A dog-walking service offers 1-hour walks for small dogs and 2-hour walks for large dogs and can work at most...

1. TRANSLATE the problem information

• Given information:
  • \(\mathrm{s}\) = number of small dog walks
  • Each small dog walk takes 1 hour
  • \(\mathrm{l}\) = number of large dog walks
  • Each large dog walk takes 2 hours
  • Service can work "at most 8 hours per day"

• What this tells us: We need to express total time and compare it to the 8-hour limit.

2. INFER the mathematical relationship

• Total time = time for small dogs + time for large dogs
• Total time = (s walks × 1 hour each) + (l walks × 2 hours each)
• Total time = \(\mathrm{s + 2l}\) hours

3. TRANSLATE the constraint

• "At most 8 hours" means the total time can be 8 hours or less
• This translates to: \(\mathrm{s + 2l \leq 8}\)

Answer: (A) \(\mathrm{s + 2l \leq 8}\)

Why Students Usually Falter on This Problem

Most Common Error Path:

Weak TRANSLATE skill: Confusing "at most" with "at least"

Students sometimes interpret "at most 8 hours" as meaning they must work at least 8 hours to be efficient or profitable. This backwards reasoning leads them to use ≥ instead of ≤.

This may lead them to select Choice (B) (\(\mathrm{s + 2l \geq 8}\))

Second Most Common Error:

Poor TRANSLATE reasoning: Incorrectly assigning time coefficients

Students may forget which type of walk takes longer, or accidentally assign the coefficient 2 to small dogs instead of large dogs. They might think "small dogs are more work because there are more of them" and write 2s instead of 2l.

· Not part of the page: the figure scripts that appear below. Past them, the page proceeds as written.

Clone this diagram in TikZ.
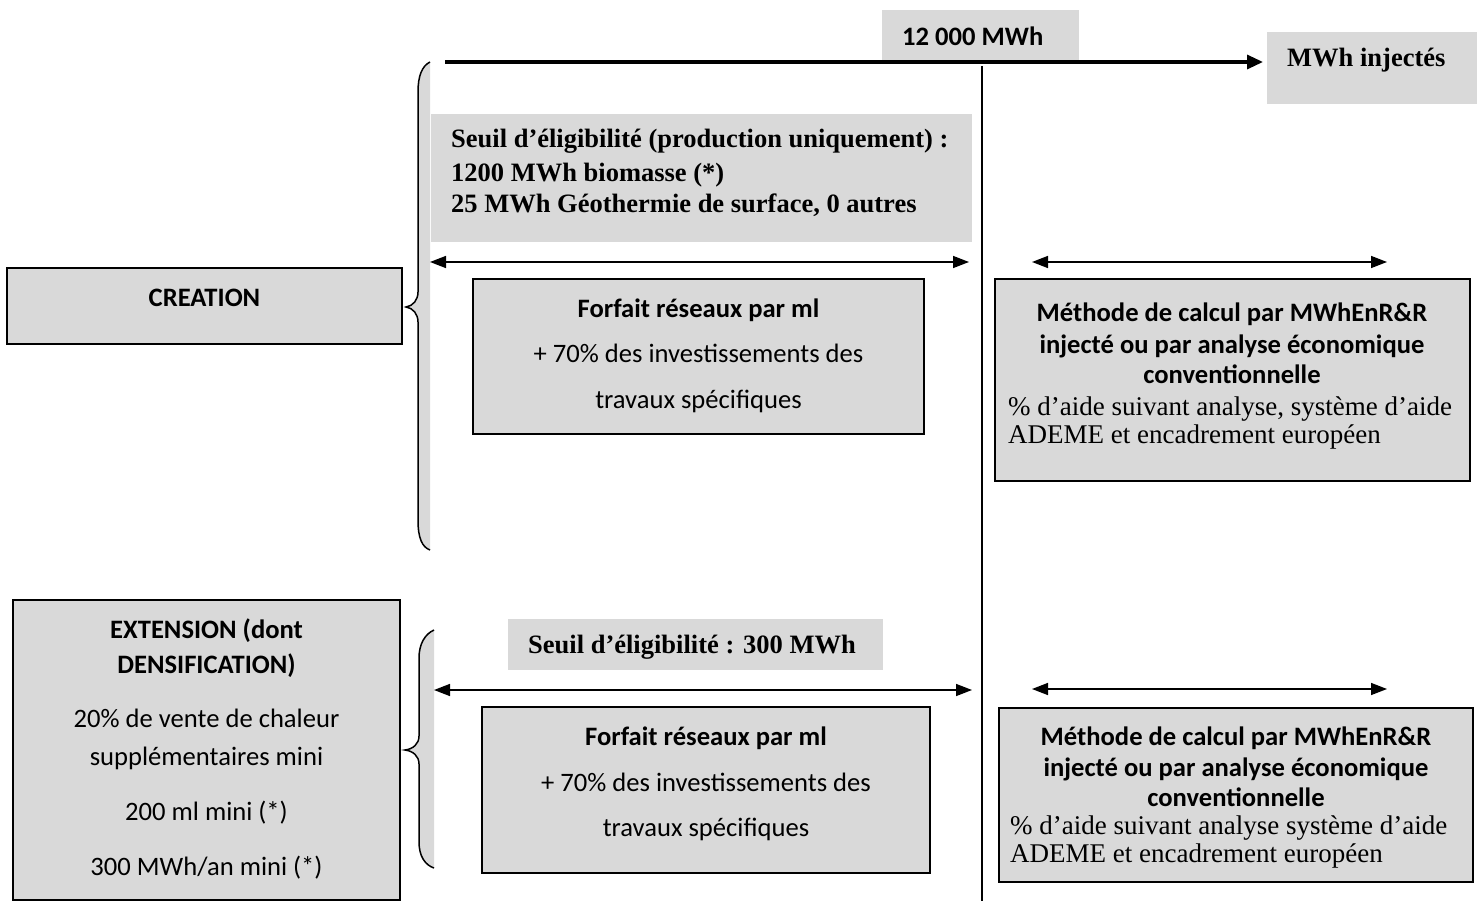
\documentclass[tikz,border=0pt]{standalone}
\usepackage{fontspec}
\setmainfont{Liberation Serif}
\newfontfamily\calfont{Carlito}
\usetikzlibrary{arrows.meta}
\definecolor{boxgray}{HTML}{D9D9D9}
\tikzset{
  gbox/.style={draw=black, line width=1.3pt, fill=boxgray, inner sep=0pt, outer sep=0pt, anchor=north west},
  pbox/.style={fill=boxgray, inner sep=0pt, outer sep=0pt, anchor=north west},
  cb/.style={font=\calfont\bfseries\fontsize{26.6}{30}\selectfont, anchor=base, inner sep=0pt},
  cr/.style={font=\calfont\fontsize{26.6}{30}\selectfont, anchor=base, inner sep=0pt},
  tb/.style={font=\bfseries\fontsize{26.5}{30}\selectfont, anchor=base west, inner sep=0pt},
  tr/.style={font=\fontsize{27}{30}\selectfont, anchor=base west, inner sep=0pt},
  darr/.style={line width=1.5pt, {Triangle[length=16pt,width=12pt]}-{Triangle[length=16pt,width=12pt]}},
  bigarr/.style={line width=3.2pt, -{Triangle[length=16pt,width=14pt]}},
  bracefill/.style={fill=boxgray, draw=none},
  bracestroke/.style={draw=black, line width=1.5pt},
  axisline/.style={draw=black, line width=1.5pt}
}
\begin{document}
\begin{tikzpicture}[x=1pt,y=-1pt]
\useasboundingbox (0,0) rectangle (1483,901);

% ---------- top axis ----------
\node[pbox, minimum width=197pt, minimum height=51pt] (b12) at (882,10) {};
\node[cb, anchor=base west] (t12) at (902,46) {12 000 MWh};
\node[pbox, minimum width=210pt, minimum height=72pt] (inj) at (1267,32) {};
\node[tb] (tinj) at (1287,67) {MWh injectés};
\coordinate (axstart) at (445,62);
\draw[bigarr, shorten >=4pt] (axstart) -- (axstart -| inj.west);

\coordinate (vtop) at (982,66);
\coordinate (vbot) at (982,901);
\draw[axisline] (vtop) -- (vbot);

% ---------- brace 1 ----------
\path[bracefill] (430,62) .. controls (422,66) and (418,76) .. (418,92) -- (418,292)
  .. controls (418,300) and (413,306) .. (406,307) .. controls (413,308) and (418,314) .. (418,322)
  -- (418,520) .. controls (418,538) and (422,547) .. (430,550) -- cycle;
\draw[bracestroke] (430,62) .. controls (422,66) and (418,76) .. (418,92) -- (418,292)
  .. controls (418,300) and (413,306) .. (406,307) .. controls (413,308) and (418,314) .. (418,322)
  -- (418,520) .. controls (418,538) and (422,547) .. (430,550);

% ---------- CREATION ----------
\node[gbox, minimum width=395pt, minimum height=76pt] (creation) at (7,268) {};
\node[cb] (tcreation) at (204.5,307) {CREATION};

\node[pbox, minimum width=541pt, minimum height=128pt] (seuil1) at (431,114) {};
\node[tb] (s1a) at (451,148) {Seuil d’éligibilité (production uniquement) :};
\node[tb] (s1b) at (451,182) {1200 MWh biomasse (*)};
\node[tb] (s1c) at (451,213) {25 MWh Géothermie de surface, 0 autres};

\coordinate (a1l) at (430,262);
\coordinate (a1r) at (969,262);
\draw[darr] (a1l) -- (a1r);
\coordinate (a2l) at (1032,262);
\coordinate (a2r) at (1387,262);
\draw[darr] (a2l) -- (a2r);

\node[gbox, minimum width=451pt, minimum height=155pt] (forf1) at (473,279) {};
\node[cb] (f1a) at (698.5,317) {Forfait réseaux par ml};
\node[cr] (f1b) at (698.5,362) {+ 70\% des investissements des};
\node[cr] (f1c) at (698.5,408) {travaux spécifiques};

\node[gbox, minimum width=475pt, minimum height=202pt] (meth1) at (995,279) {};
\node[cb] (m1a) at (1232,322) {Méthode de calcul par MWhEnR\&R};
\node[cb] (m1b) at (1232,353) {injecté ou par analyse économique};
\node[cb] (m1c) at (1232,383) {conventionnelle};
\node[tr] (m1d) at (1008,415) {\% d’aide suivant analyse, système d’aide};
\node[tr] (m1e) at (1008,443) {ADEME et encadrement européen};

% ---------- brace 2 ----------
\path[bracefill] (434,630) .. controls (425,634) and (419,644) .. (419,658) -- (419,736)
  .. controls (419,744) and (413,749) .. (405,750) .. controls (413,751) and (419,756) .. (419,764)
  -- (419,842) .. controls (419,856) and (425,865) .. (434,868) -- cycle;
\draw[bracestroke] (434,630) .. controls (425,634) and (419,644) .. (419,658) -- (419,736)
  .. controls (419,744) and (413,749) .. (405,750) .. controls (413,751) and (419,756) .. (419,764)
  -- (419,842) .. controls (419,856) and (425,865) .. (434,868);

% ---------- EXTENSION ----------
\node[gbox, minimum width=387pt, minimum height=300pt] (ext) at (13,600) {};
\node[cb] (e1) at (206.5,638) {EXTENSION (dont};
\node[cb] (e2) at (206.5,673) {DENSIFICATION)};
\node[cr] (e3) at (206.5,727) {20\% de vente de chaleur};
\node[cr] (e4) at (206.5,765) {supplémentaires mini};
\node[cr] (e5) at (206.5,820) {200 ml mini (*)};
\node[cr] (e6) at (206.5,875) {300 MWh/an mini (*)};

\node[pbox, minimum width=375pt, minimum height=51pt] (seuil2) at (508,619) {};
\node[tb] (s2) at (528,653) {Seuil d’éligibilité : 300 MWh};

\coordinate (a3l) at (434,690);
\coordinate (a3r) at (972,690);
\draw[darr] (a3l) -- (a3r);
\coordinate (a4l) at (1032,689);
\coordinate (a4r) at (1387,689);
\draw[darr] (a4l) -- (a4r);

\node[gbox, minimum width=448pt, minimum height=166pt] (forf2) at (482,707) {};
\node[cb] (f2a) at (706,745) {Forfait réseaux par ml};
\node[cr] (f2b) at (706,791) {+ 70\% des investissements des};
\node[cr] (f2c) at (706,836) {travaux spécifiques};

\node[gbox, minimum width=474pt, minimum height=174pt] (meth2) at (999,708) {};
\node[cb] (m2a) at (1236,745) {Méthode de calcul par MWhEnR\&R};
\node[cb] (m2b) at (1236,776) {injecté ou par analyse économique};
\node[cb] (m2c) at (1236,806) {conventionnelle};
\node[tr] (m2d) at (1010,834) {\% d’aide suivant analyse système d’aide};
\node[tr] (m2e) at (1010,862) {ADEME et encadrement européen};
\end{tikzpicture}
\end{document}
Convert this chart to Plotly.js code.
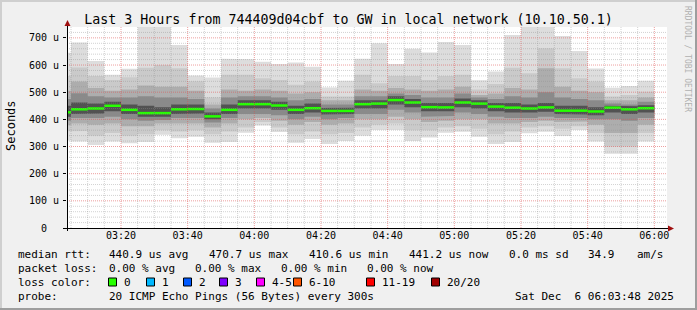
<!DOCTYPE html>
<html><head><meta charset="utf-8">
<script src="https://cdn.plot.ly/plotly-3.0.1.min.js"></script>
<style>html,body{margin:0;padding:0;background:#f0f0f0}</style>
</head><body><div id="chart" style="width:697px;height:310px"></div>
<script>
// ---- data (µs) ----
const times = ['03:05','03:10','03:15','03:20','03:25','03:30','03:35','03:40','03:45','03:50','03:55','04:00',
               '04:05','04:10','04:15','04:20','04:25','04:30','04:35','04:40','04:45','04:50','04:55','05:00',
               '05:05','05:10','05:15','05:20','05:25','05:30','05:35','05:40','05:45','05:50','05:55','06:00'];
const rttMax = [645,683,615,564,586,790,770,674,561,554,623,621,612,604,609,594,517,542,623,680,604,660,646,685,674,544,576,711,760,800,707,652,587,516,523,542];
const rttP19 = [560,591,560,545,555,590,600,588,540,480,564,564,551,545,527,539,484,484,564,533,560,560,545,560,564,510,530,590,570,662,588,551,539,484,490,502];
const rttP17 = [505,539,515,505,510,525,520,520,505,455,510,505,510,505,495,500,470,470,510,505,515,510,505,510,520,490,495,515,510,588,520,505,500,470,470,480];
const rttP15 = [475,496,485,480,480,485,480,480,475,440,480,485,485,480,470,475,455,455,485,485,495,490,480,480,495,480,475,485,480,500,480,475,470,458,455,465];
const rttP13 = [450,462,458,465,455,450,445,455,455,425,455,470,470,465,450,458,442,443,470,470,485,475,460,460,477,470,460,460,455,460,450,450,445,450,448,452];
const rttMedian = [426,437,440,450,435,423,423,437,438,411,435,456,456,451,435,441,431,431,456,458,471,462,445,444,462,458,447,443,440,444,432,432,429,443,437,441];
const rttP8  = [410,420,422,430,420,410,410,420,422,400,420,440,440,435,420,425,418,420,440,440,455,445,430,430,445,440,430,425,425,428,420,418,415,425,420,425];
const rttP6  = [395,405,405,410,400,395,398,405,405,388,405,420,420,415,400,410,400,405,420,420,435,425,410,412,425,420,410,405,405,410,405,405,400,400,395,405];
const rttP4  = [378,385,380,385,375,375,385,385,385,370,385,400,405,395,380,390,380,385,400,400,410,400,390,395,400,400,385,385,390,395,390,392,380,350,350,380];
const rttP2  = [355,357,340,350,340,345,360,355,360,345,355,370,390,370,345,355,345,350,370,380,385,360,360,370,375,365,345,355,370,375,365,375,350,300,300,350];
const rttMin = [322,318,306,318,312,317,343,330,336,314,317,351,377,353,314,328,309,320,340,361,361,320,333,351,354,336,309,317,349,354,339,361,318,273,273,318];
const yTickVals = [0,100,200,300,400,500,600,700];
const yTickText = ['0\u00a0\u00a0','100 u','200 u','300 u','400 u','500 u','600 u','700 u'];
const lossLabels = ['0','1','2','3','4-5','6-10','11-19','20/20'];
const lossColors = ['#26ff00','#00b8ff','#0059ff','#7e00ff','#ff00ff','#ff5500','#ff0000','#a10000'];
const titleText = 'Last 3 Hours from 744409d04cbf to GW in local network (10.10.50.1)';

// ---- helpers ----
const FONT = 'DejaVu Sans Mono';
const L=67, T=27, W=600, H=201;
const px = x => (x-L)/W;
const py = y => (T+H-y)/H;
const STEP = 5*60*1000;
function tms(hhmm, sec){ const p=hhmm.split(':').map(Number); return Date.UTC(2025,11,6,p[0],p[1],sec||0); }
const xs = [];
times.forEach(t => { const e = tms(t); xs.push(e-STEP, e); });
const stepY = arr => { const o=[]; arr.forEach(v => o.push(v,v)); return o; };

const bands = [
  [rttMin, rttMax, '#dddddd'],
  [rttP2, rttP19, '#cacaca'],
  [rttP4, rttP17, '#adadad'],
  [rttP6, rttP15, '#8a8a8a'],
  [rttP8, rttP13, '#525252']
];
const traces = [];
bands.forEach(b => {
  traces.push({x:xs, y:stepY(b[0]), type:'scatter', mode:'lines', line:{width:0, color:b[2]}, hoverinfo:'skip', showlegend:false});
  traces.push({x:xs, y:stepY(b[1]), type:'scatter', mode:'lines', line:{width:0, color:b[2]}, fill:'tonexty', fillcolor:b[2], hoverinfo:'skip', showlegend:false});
});
const mx=[], my=[];
times.forEach((t,i) => { const e=tms(t); mx.push(e-STEP, e, null); my.push(rttMedian[i], rttMedian[i], null); });
traces.push({x:mx, y:my, type:'scatter', mode:'lines', line:{width:2.5, color:'#26ff00'}, connectgaps:false, hoverinfo:'skip', showlegend:false});

// ---- shapes ----
const shapes = [];
const xStart = tms('03:03',48), xEnd = tms('06:03',48);
for (let v=20; v<=720; v+=20) {
  const major = v%100===0;
  shapes.push({type:'line', layer:'above', xref:'paper', yref:'y', x0:0, x1:1, y0:v, y1:v,
    line:{width:1, dash:'1px,1px', color: major ? 'rgba(222,80,80,0.55)' : 'rgba(143,143,143,0.4)'}});
}
for (let t=tms('03:05'); t<=tms('06:00'); t+=STEP) {
  const major = (new Date(t).getUTCMinutes())%20===0;
  shapes.push({type:'line', layer:'above', xref:'x', yref:'paper', x0:t, x1:t, y0:0, y1:1,
    line:{width:1, dash:'1px,1px', color: major ? 'rgba(222,80,80,0.55)' : 'rgba(143,143,143,0.4)'}});
}
// axes
shapes.push({type:'line', layer:'above', xref:'paper', yref:'paper', x0:px(63), x1:px(669), y0:py(228.5), y1:py(228.5), line:{width:1, color:'#000'}});
shapes.push({type:'line', layer:'above', xref:'paper', yref:'paper', x0:px(67.5), x1:px(67.5), y0:py(231), y1:py(23), line:{width:1, color:'#000'}});
shapes.push({type:'path', layer:'above', xref:'paper', yref:'paper',
  path:`M ${px(67.5)},${py(20)} L ${px(64.5)},${py(26)} L ${px(70.5)},${py(26)} Z`, fillcolor:'#a01010', line:{width:0}});
shapes.push({type:'path', layer:'above', xref:'paper', yref:'paper',
  path:`M ${px(674)},${py(228.5)} L ${px(668)},${py(225.5)} L ${px(668)},${py(231.5)} Z`, fillcolor:'#a01010', line:{width:0}});
// frame
shapes.push({type:'line', xref:'paper', yref:'paper', x0:px(0), x1:px(697), y0:py(1), y1:py(1), line:{width:2, color:'#cfcfcf'}});
shapes.push({type:'line', xref:'paper', yref:'paper', x0:px(1), x1:px(1), y0:py(0), y1:py(310), line:{width:2, color:'#cfcfcf'}});
shapes.push({type:'line', xref:'paper', yref:'paper', x0:px(0), x1:px(697), y0:py(309), y1:py(309), line:{width:2, color:'#9e9e9e'}});
shapes.push({type:'line', xref:'paper', yref:'paper', x0:px(696), x1:px(696), y0:py(0), y1:py(310), line:{width:2, color:'#9e9e9e'}});

// loss colour boxes
const boxX = [108,146,183,219,256,293,366,431];
lossColors.forEach((c,i) => {
  shapes.push({type:'rect', xref:'paper', yref:'paper', x0:px(boxX[i]+0.5), x1:px(boxX[i]+8.5), y0:py(286), y1:py(278),
    fillcolor:c, line:{width:1, color:'#000'}});
});

// ---- annotations ----
const ann = [];
function txt(s, x, y, size, extra){
  ann.push(Object.assign({text:s, xref:'paper', yref:'paper', x:px(x), y:py(y), xanchor:'left', yanchor:'middle',
    showarrow:false, font:{family:FONT, size:size||11, color:'#000'}}, extra||{}));
}
const r1=254.5, r2=268.5, r3=282.5, r4=296.5;
txt('median rtt:',16,r1); txt('440.9 us avg',107,r1); txt('470.7 us max',207,r1); txt('410.6 us min',307,r1);
txt('441.2 us now',407,r1); txt('0.0 ms sd',507,r1); txt('34.9',586,r1); txt('am/s',635,r1);
txt('packet loss:',16,r2); txt('0.00 % avg',107,r2); txt('0.00 % max',193,r2); txt('0.00 % min',279,r2); txt('0.00 % now',365,r2);
txt('loss color:',16,r3);
lossLabels.forEach((s,i) => txt(s, boxX[i]+14, r3));
txt('probe:',16,r4); txt('20 ICMP Echo Pings (56 Bytes) every 300s',107,r4); txt('Sat Dec\u00a0\u00a06 06:03:48 2025',513,r4);
ann.push({text:'Seconds', xref:'paper', yref:'paper', x:px(11), y:py(126), xanchor:'center', yanchor:'middle', textangle:-90,
  showarrow:false, font:{family:FONT, size:12, color:'#000'}});
ann.push({text:'RRDTOOL / TOBI OETIKER', xref:'paper', yref:'paper', x:px(688), y:py(59), xanchor:'center', yanchor:'middle', textangle:90,
  showarrow:false, font:{family:FONT, size:8, color:'#b0b0b0'}});

const layout = {
  width:697, height:310,
  paper_bgcolor:'#f0f0f0', plot_bgcolor:'#ffffff',
  margin:{l:L, r:697-L-W, t:T, b:310-T-H, pad:0},
  title:{text:titleText, font:{family:FONT, size:13.3, color:'#000'}, x:0.5, xref:'container', xanchor:'center',
         y:1-19/310, yref:'container', yanchor:'middle'},
  xaxis:{type:'date', range:[xStart, xEnd], showgrid:false, zeroline:false, showline:false,
         tickformat:'%H:%M', tick0:'2025-12-06 03:20:00', dtick:1200000, ticks:'', 
         tickfont:{family:FONT, size:10, color:'#000'}},
  yaxis:{range:[0,740], showgrid:false, zeroline:false, showline:false, tickmode:'array', tickvals:yTickVals, ticktext:yTickText,
         ticks:'outside', ticklen:3, tickcolor:'#000', ticklabelstandoff:2, tickfont:{family:FONT, size:10, color:'#000'}},
  shapes:shapes, annotations:ann, showlegend:false
};
Plotly.newPlot('chart', traces, layout, {staticPlot:true, displayModeBar:false});
</script>
</body></html>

This may lead them to select Choice (D) (\(\mathrm{2s + l \leq 8}\))

The Bottom Line:

This problem tests your ability to carefully translate word relationships into mathematical symbols. The key is paying close attention to which quantity takes more time and what direction the inequality should face based on the constraint language.